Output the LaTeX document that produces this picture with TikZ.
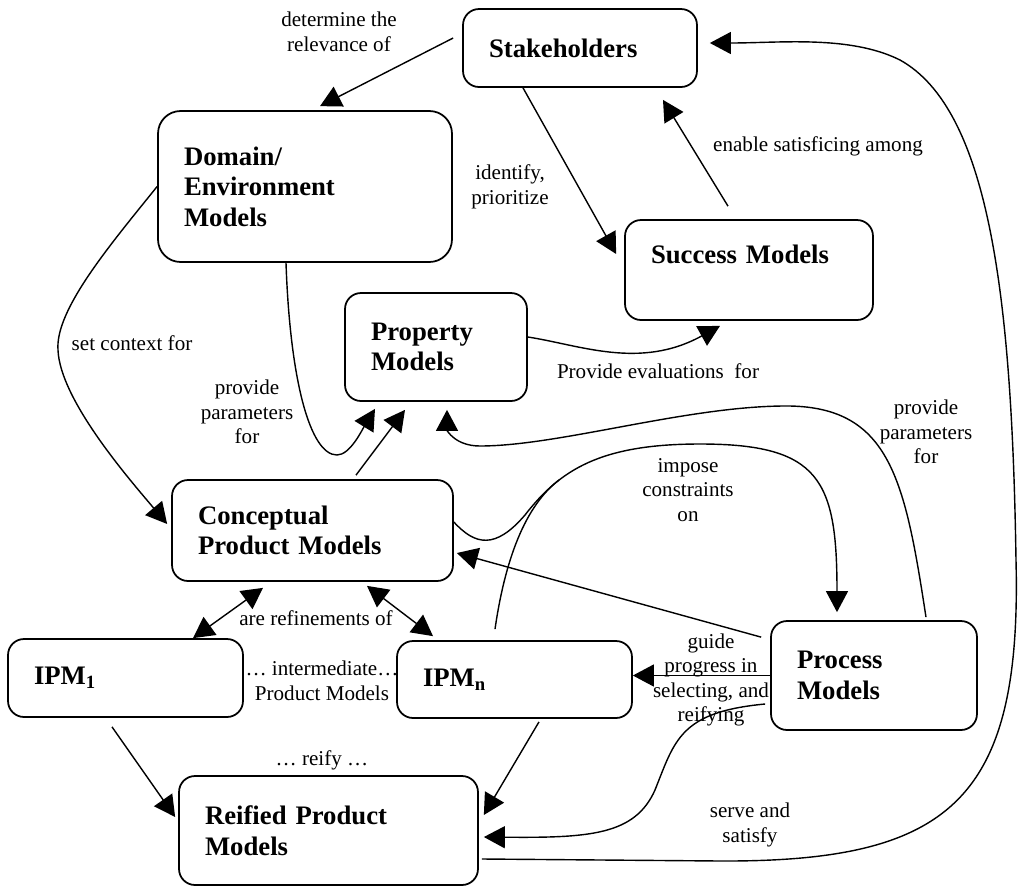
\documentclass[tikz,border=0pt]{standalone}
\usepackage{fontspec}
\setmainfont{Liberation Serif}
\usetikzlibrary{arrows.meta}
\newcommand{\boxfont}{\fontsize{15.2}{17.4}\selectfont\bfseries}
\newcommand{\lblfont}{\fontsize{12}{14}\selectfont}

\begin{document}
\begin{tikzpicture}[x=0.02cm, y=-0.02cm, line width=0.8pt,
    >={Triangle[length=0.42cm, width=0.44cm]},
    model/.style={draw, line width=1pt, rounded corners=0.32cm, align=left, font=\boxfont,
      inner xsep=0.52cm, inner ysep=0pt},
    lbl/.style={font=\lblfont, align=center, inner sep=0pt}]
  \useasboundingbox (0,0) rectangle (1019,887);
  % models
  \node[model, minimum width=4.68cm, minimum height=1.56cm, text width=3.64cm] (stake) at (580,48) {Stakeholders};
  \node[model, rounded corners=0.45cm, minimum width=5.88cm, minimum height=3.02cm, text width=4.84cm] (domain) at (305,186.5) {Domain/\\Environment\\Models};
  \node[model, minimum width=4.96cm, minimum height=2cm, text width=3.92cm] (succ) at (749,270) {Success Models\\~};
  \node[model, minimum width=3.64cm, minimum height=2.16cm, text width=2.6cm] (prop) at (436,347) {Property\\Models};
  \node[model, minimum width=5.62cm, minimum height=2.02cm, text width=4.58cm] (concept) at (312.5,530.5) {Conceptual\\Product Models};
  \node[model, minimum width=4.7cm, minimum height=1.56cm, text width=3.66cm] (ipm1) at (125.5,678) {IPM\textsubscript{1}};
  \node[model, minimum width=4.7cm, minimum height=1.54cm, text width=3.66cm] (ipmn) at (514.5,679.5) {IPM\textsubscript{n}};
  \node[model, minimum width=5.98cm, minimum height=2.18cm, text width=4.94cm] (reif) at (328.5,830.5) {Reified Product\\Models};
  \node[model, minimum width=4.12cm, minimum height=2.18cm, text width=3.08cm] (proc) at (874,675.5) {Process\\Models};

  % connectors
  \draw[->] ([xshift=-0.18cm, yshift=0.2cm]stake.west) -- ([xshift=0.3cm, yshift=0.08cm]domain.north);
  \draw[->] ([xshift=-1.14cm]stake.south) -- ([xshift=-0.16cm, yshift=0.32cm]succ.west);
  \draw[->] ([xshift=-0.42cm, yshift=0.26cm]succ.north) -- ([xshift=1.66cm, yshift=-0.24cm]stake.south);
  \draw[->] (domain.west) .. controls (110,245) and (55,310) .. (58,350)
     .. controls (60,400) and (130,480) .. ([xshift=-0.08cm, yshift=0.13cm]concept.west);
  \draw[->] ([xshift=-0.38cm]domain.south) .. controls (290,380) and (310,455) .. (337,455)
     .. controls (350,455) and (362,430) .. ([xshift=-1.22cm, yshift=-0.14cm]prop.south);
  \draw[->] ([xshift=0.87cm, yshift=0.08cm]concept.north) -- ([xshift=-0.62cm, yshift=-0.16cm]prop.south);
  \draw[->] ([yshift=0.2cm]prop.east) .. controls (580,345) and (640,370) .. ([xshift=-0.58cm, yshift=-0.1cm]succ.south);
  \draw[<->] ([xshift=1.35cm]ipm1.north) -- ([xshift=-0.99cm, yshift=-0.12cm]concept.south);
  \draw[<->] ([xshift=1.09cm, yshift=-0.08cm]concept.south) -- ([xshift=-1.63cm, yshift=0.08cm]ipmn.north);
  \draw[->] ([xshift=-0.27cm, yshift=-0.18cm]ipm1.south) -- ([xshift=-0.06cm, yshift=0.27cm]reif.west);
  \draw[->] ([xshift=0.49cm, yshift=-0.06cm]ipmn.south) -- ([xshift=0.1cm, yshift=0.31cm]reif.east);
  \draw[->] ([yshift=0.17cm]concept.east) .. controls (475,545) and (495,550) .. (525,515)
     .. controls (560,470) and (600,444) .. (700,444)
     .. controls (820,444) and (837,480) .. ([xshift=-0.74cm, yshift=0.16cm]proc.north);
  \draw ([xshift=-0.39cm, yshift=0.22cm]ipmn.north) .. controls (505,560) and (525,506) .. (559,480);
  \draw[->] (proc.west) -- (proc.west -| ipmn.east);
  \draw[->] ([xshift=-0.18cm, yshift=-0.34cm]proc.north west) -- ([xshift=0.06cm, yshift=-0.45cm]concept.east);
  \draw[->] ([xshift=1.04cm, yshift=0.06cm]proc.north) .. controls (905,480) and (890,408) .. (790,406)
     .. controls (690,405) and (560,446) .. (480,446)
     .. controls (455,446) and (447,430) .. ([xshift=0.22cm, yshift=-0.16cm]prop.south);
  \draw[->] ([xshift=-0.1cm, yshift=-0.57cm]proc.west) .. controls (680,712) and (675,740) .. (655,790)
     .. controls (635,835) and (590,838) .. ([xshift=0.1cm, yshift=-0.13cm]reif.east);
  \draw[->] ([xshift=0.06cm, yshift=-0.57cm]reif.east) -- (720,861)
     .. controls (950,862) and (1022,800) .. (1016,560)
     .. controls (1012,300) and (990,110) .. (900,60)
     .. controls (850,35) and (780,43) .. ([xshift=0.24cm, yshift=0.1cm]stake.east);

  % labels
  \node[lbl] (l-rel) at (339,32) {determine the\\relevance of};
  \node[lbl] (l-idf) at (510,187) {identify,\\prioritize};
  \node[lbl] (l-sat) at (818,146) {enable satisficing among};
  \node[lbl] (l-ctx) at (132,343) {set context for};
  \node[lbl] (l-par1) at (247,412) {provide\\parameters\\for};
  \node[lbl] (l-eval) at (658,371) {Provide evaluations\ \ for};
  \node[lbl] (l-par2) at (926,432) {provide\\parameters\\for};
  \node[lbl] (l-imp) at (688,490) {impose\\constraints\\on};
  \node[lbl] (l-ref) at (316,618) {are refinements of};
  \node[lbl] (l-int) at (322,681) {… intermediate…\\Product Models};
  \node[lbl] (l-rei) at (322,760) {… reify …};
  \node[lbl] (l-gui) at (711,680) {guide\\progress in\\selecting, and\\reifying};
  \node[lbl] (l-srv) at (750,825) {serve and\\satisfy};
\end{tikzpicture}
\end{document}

┄┄┄┄┄┄┄┄┄┄

Do this:
Skip every picture and transcribe the data above exactly.

The output:
Output the LaTeX document that produces this picture with TikZ.
\documentclass[tikz,border=0pt]{standalone}
\usepackage{fontspec}
\setmainfont{Liberation Serif}
\usetikzlibrary{arrows.meta}
\newcommand{\boxfont}{\fontsize{15.2}{17.4}\selectfont\bfseries}
\newcommand{\lblfont}{\fontsize{12}{14}\selectfont}

\begin{document}
\begin{tikzpicture}[x=0.02cm, y=-0.02cm, line width=0.8pt,
    >={Triangle[length=0.42cm, width=0.44cm]},
    model/.style={draw, line width=1pt, rounded corners=0.32cm, align=left, font=\boxfont,
      inner xsep=0.52cm, inner ysep=0pt},
    lbl/.style={font=\lblfont, align=center, inner sep=0pt}]
  \useasboundingbox (0,0) rectangle (1019,887);
  % models
  \node[model, minimum width=4.68cm, minimum height=1.56cm, text width=3.64cm] (stake) at (580,48) {Stakeholders};
  \node[model, rounded corners=0.45cm, minimum width=5.88cm, minimum height=3.02cm, text width=4.84cm] (domain) at (305,186.5) {Domain/\\Environment\\Models};
  \node[model, minimum width=4.96cm, minimum height=2cm, text width=3.92cm] (succ) at (749,270) {Success Models\\~};
  \node[model, minimum width=3.64cm, minimum height=2.16cm, text width=2.6cm] (prop) at (436,347) {Property\\Models};
  \node[model, minimum width=5.62cm, minimum height=2.02cm, text width=4.58cm] (concept) at (312.5,530.5) {Conceptual\\Product Models};
  \node[model, minimum width=4.7cm, minimum height=1.56cm, text width=3.66cm] (ipm1) at (125.5,678) {IPM\textsubscript{1}};
  \node[model, minimum width=4.7cm, minimum height=1.54cm, text width=3.66cm] (ipmn) at (514.5,679.5) {IPM\textsubscript{n}};
  \node[model, minimum width=5.98cm, minimum height=2.18cm, text width=4.94cm] (reif) at (328.5,830.5) {Reified Product\\Models};
  \node[model, minimum width=4.12cm, minimum height=2.18cm, text width=3.08cm] (proc) at (874,675.5) {Process\\Models};

  % connectors
  \draw[->] ([xshift=-0.18cm, yshift=0.2cm]stake.west) -- ([xshift=0.3cm, yshift=0.08cm]domain.north);
  \draw[->] ([xshift=-1.14cm]stake.south) -- ([xshift=-0.16cm, yshift=0.32cm]succ.west);
  \draw[->] ([xshift=-0.42cm, yshift=0.26cm]succ.north) -- ([xshift=1.66cm, yshift=-0.24cm]stake.south);
  \draw[->] (domain.west) .. controls (110,245) and (55,310) .. (58,350)
     .. controls (60,400) and (130,480) .. ([xshift=-0.08cm, yshift=0.13cm]concept.west);
  \draw[->] ([xshift=-0.38cm]domain.south) .. controls (290,380) and (310,455) .. (337,455)
     .. controls (350,455) and (362,430) .. ([xshift=-1.22cm, yshift=-0.14cm]prop.south);
  \draw[->] ([xshift=0.87cm, yshift=0.08cm]concept.north) -- ([xshift=-0.62cm, yshift=-0.16cm]prop.south);
  \draw[->] ([yshift=0.2cm]prop.east) .. controls (580,345) and (640,370) .. ([xshift=-0.58cm, yshift=-0.1cm]succ.south);
  \draw[<->] ([xshift=1.35cm]ipm1.north) -- ([xshift=-0.99cm, yshift=-0.12cm]concept.south);
  \draw[<->] ([xshift=1.09cm, yshift=-0.08cm]concept.south) -- ([xshift=-1.63cm, yshift=0.08cm]ipmn.north);
  \draw[->] ([xshift=-0.27cm, yshift=-0.18cm]ipm1.south) -- ([xshift=-0.06cm, yshift=0.27cm]reif.west);
  \draw[->] ([xshift=0.49cm, yshift=-0.06cm]ipmn.south) -- ([xshift=0.1cm, yshift=0.31cm]reif.east);
  \draw[->] ([yshift=0.17cm]concept.east) .. controls (475,545) and (495,550) .. (525,515)
     .. controls (560,470) and (600,444) .. (700,444)
     .. controls (820,444) and (837,480) .. ([xshift=-0.74cm, yshift=0.16cm]proc.north);
  \draw ([xshift=-0.39cm, yshift=0.22cm]ipmn.north) .. controls (505,560) and (525,506) .. (559,480);
  \draw[->] (proc.west) -- (proc.west -| ipmn.east);
  \draw[->] ([xshift=-0.18cm, yshift=-0.34cm]proc.north west) -- ([xshift=0.06cm, yshift=-0.45cm]concept.east);
  \draw[->] ([xshift=1.04cm, yshift=0.06cm]proc.north) .. controls (905,480) and (890,408) .. (790,406)
     .. controls (690,405) and (560,446) .. (480,446)
     .. controls (455,446) and (447,430) .. ([xshift=0.22cm, yshift=-0.16cm]prop.south);
  \draw[->] ([xshift=-0.1cm, yshift=-0.57cm]proc.west) .. controls (680,712) and (675,740) .. (655,790)
     .. controls (635,835) and (590,838) .. ([xshift=0.1cm, yshift=-0.13cm]reif.east);
  \draw[->] ([xshift=0.06cm, yshift=-0.57cm]reif.east) -- (720,861)
     .. controls (950,862) and (1022,800) .. (1016,560)
     .. controls (1012,300) and (990,110) .. (900,60)
     .. controls (850,35) and (780,43) .. ([xshift=0.24cm, yshift=0.1cm]stake.east);

  % labels
  \node[lbl] (l-rel) at (339,32) {determine the\\relevance of};
  \node[lbl] (l-idf) at (510,187) {identify,\\prioritize};
  \node[lbl] (l-sat) at (818,146) {enable satisficing among};
  \node[lbl] (l-ctx) at (132,343) {set context for};
  \node[lbl] (l-par1) at (247,412) {provide\\parameters\\for};
  \node[lbl] (l-eval) at (658,371) {Provide evaluations\ \ for};
  \node[lbl] (l-par2) at (926,432) {provide\\parameters\\for};
  \node[lbl] (l-imp) at (688,490) {impose\\constraints\\on};
  \node[lbl] (l-ref) at (316,618) {are refinements of};
  \node[lbl] (l-int) at (322,681) {… intermediate…\\Product Models};
  \node[lbl] (l-rei) at (322,760) {… reify …};
  \node[lbl] (l-gui) at (711,680) {guide\\progress in\\selecting, and\\reifying};
  \node[lbl] (l-srv) at (750,825) {serve and\\satisfy};
\end{tikzpicture}
\end{document}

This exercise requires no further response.